- **Work required**: Skip every picture and transcribe the remaining material exactly.

- **Data provided**:
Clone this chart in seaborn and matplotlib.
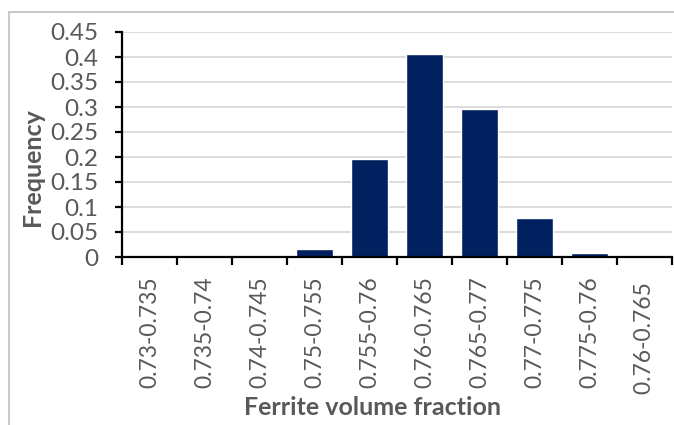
import matplotlib
matplotlib.use("Agg")
import matplotlib.pyplot as plt
import seaborn as sns
import pandas as pd
from matplotlib.patches import Rectangle

categories = ["0.73-0.735", "0.735-0.74", "0.74-0.745", "0.75-0.755", "0.755-0.76",
              "0.76-0.765", "0.765-0.77", "0.77-0.775", "0.775-0.76", "0.76-0.765 "]
frequency = [0.0, 0.0, 0.0, 0.016, 0.196, 0.406, 0.296, 0.079, 0.008, 0.0]
yticks = [0, 0.05, 0.1, 0.15, 0.2, 0.25, 0.3, 0.35, 0.4, 0.45]
ytick_labels = ["0", "0.05", "0.1", "0.15", "0.2", "0.25", "0.3", "0.35", "0.4", "0.45"]

sns.set_theme(style="white")
plt.rcParams['font.family'] = ['Lato', 'DejaVu Sans']

df = pd.DataFrame({"cat": categories, "freq": frequency})

W, H = 674, 425
fig = plt.figure(figsize=(W / 100, H / 100), dpi=100)
fig.patches.append(Rectangle((9 / W, -0.1), 1.2, (H - 12) / H + 0.1, transform=fig.transFigure,
                             fill=False, edgecolor="#BFBFBF", linewidth=1.2))
ax = fig.add_axes([122 / W, (H - 257) / H, 550 / W, 225 / H])

sns.barplot(data=df, x="cat", y="freq", color="#002060", width=0.69, saturation=1, ax=ax, zorder=3)

ax.set_xlim(-0.5, len(categories) - 0.5)
ax.set_ylim(0, 0.45)
ax.set_yticks(yticks)
ax.set_yticklabels(ytick_labels)
ax.yaxis.grid(True, color="#D9D9D9", linewidth=1.3, zorder=0)
ax.set_axisbelow(True)

for s in ["top", "right"]:
    ax.spines[s].set_visible(False)
for s in ["left", "bottom"]:
    ax.spines[s].set_color("black")
    ax.spines[s].set_linewidth(1.6)
    ax.spines[s].set_zorder(5)

ax.set_xticks([i - 0.5 for i in range(len(categories) + 1)], minor=True)
ax.tick_params(axis="x", which="minor", bottom=True, length=6, width=1.6, color="black")
ax.tick_params(axis="x", which="major", bottom=True, length=0, pad=14,
               labelsize=16.5, labelcolor="#595959", labelrotation=90)
ax.tick_params(axis="y", which="major", left=True, length=5, width=1.6, color="black",
               pad=12, labelsize=17.5, labelcolor="#595959")

ax.set_xlabel("Ferrite volume fraction", fontsize=18, fontweight="bold", color="#595959")
ax.set_ylabel("Frequency", fontsize=18, fontweight="bold", color="#595959")
ax.xaxis.set_label_coords(0.456, -0.67)
ax.yaxis.set_label_coords(-0.162, 0.4)
ax.xaxis.label.set_va("center")
ax.yaxis.label.set_va("center")

fig.savefig("out.png", dpi=100)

- **Correct answer**:
Clone this chart in seaborn and matplotlib.
import matplotlib
matplotlib.use("Agg")
import matplotlib.pyplot as plt
import seaborn as sns
import pandas as pd
from matplotlib.patches import Rectangle

categories = ["0.73-0.735", "0.735-0.74", "0.74-0.745", "0.75-0.755", "0.755-0.76",
              "0.76-0.765", "0.765-0.77", "0.77-0.775", "0.775-0.76", "0.76-0.765 "]
frequency = [0.0, 0.0, 0.0, 0.016, 0.196, 0.406, 0.296, 0.079, 0.008, 0.0]
yticks = [0, 0.05, 0.1, 0.15, 0.2, 0.25, 0.3, 0.35, 0.4, 0.45]
ytick_labels = ["0", "0.05", "0.1", "0.15", "0.2", "0.25", "0.3", "0.35", "0.4", "0.45"]

sns.set_theme(style="white")
plt.rcParams['font.family'] = ['Lato', 'DejaVu Sans']

df = pd.DataFrame({"cat": categories, "freq": frequency})

W, H = 674, 425
fig = plt.figure(figsize=(W / 100, H / 100), dpi=100)
fig.patches.append(Rectangle((9 / W, -0.1), 1.2, (H - 12) / H + 0.1, transform=fig.transFigure,
                             fill=False, edgecolor="#BFBFBF", linewidth=1.2))
ax = fig.add_axes([122 / W, (H - 257) / H, 550 / W, 225 / H])

sns.barplot(data=df, x="cat", y="freq", color="#002060", width=0.69, saturation=1, ax=ax, zorder=3)

ax.set_xlim(-0.5, len(categories) - 0.5)
ax.set_ylim(0, 0.45)
ax.set_yticks(yticks)
ax.set_yticklabels(ytick_labels)
ax.yaxis.grid(True, color="#D9D9D9", linewidth=1.3, zorder=0)
ax.set_axisbelow(True)

for s in ["top", "right"]:
    ax.spines[s].set_visible(False)
for s in ["left", "bottom"]:
    ax.spines[s].set_color("black")
    ax.spines[s].set_linewidth(1.6)
    ax.spines[s].set_zorder(5)

ax.set_xticks([i - 0.5 for i in range(len(categories) + 1)], minor=True)
ax.tick_params(axis="x", which="minor", bottom=True, length=6, width=1.6, color="black")
ax.tick_params(axis="x", which="major", bottom=True, length=0, pad=14,
               labelsize=16.5, labelcolor="#595959", labelrotation=90)
ax.tick_params(axis="y", which="major", left=True, length=5, width=1.6, color="black",
               pad=12, labelsize=17.5, labelcolor="#595959")

ax.set_xlabel("Ferrite volume fraction", fontsize=18, fontweight="bold", color="#595959")
ax.set_ylabel("Frequency", fontsize=18, fontweight="bold", color="#595959")
ax.xaxis.set_label_coords(0.456, -0.67)
ax.yaxis.set_label_coords(-0.162, 0.4)
ax.xaxis.label.set_va("center")
ax.yaxis.label.set_va("center")

fig.savefig("out.png", dpi=100)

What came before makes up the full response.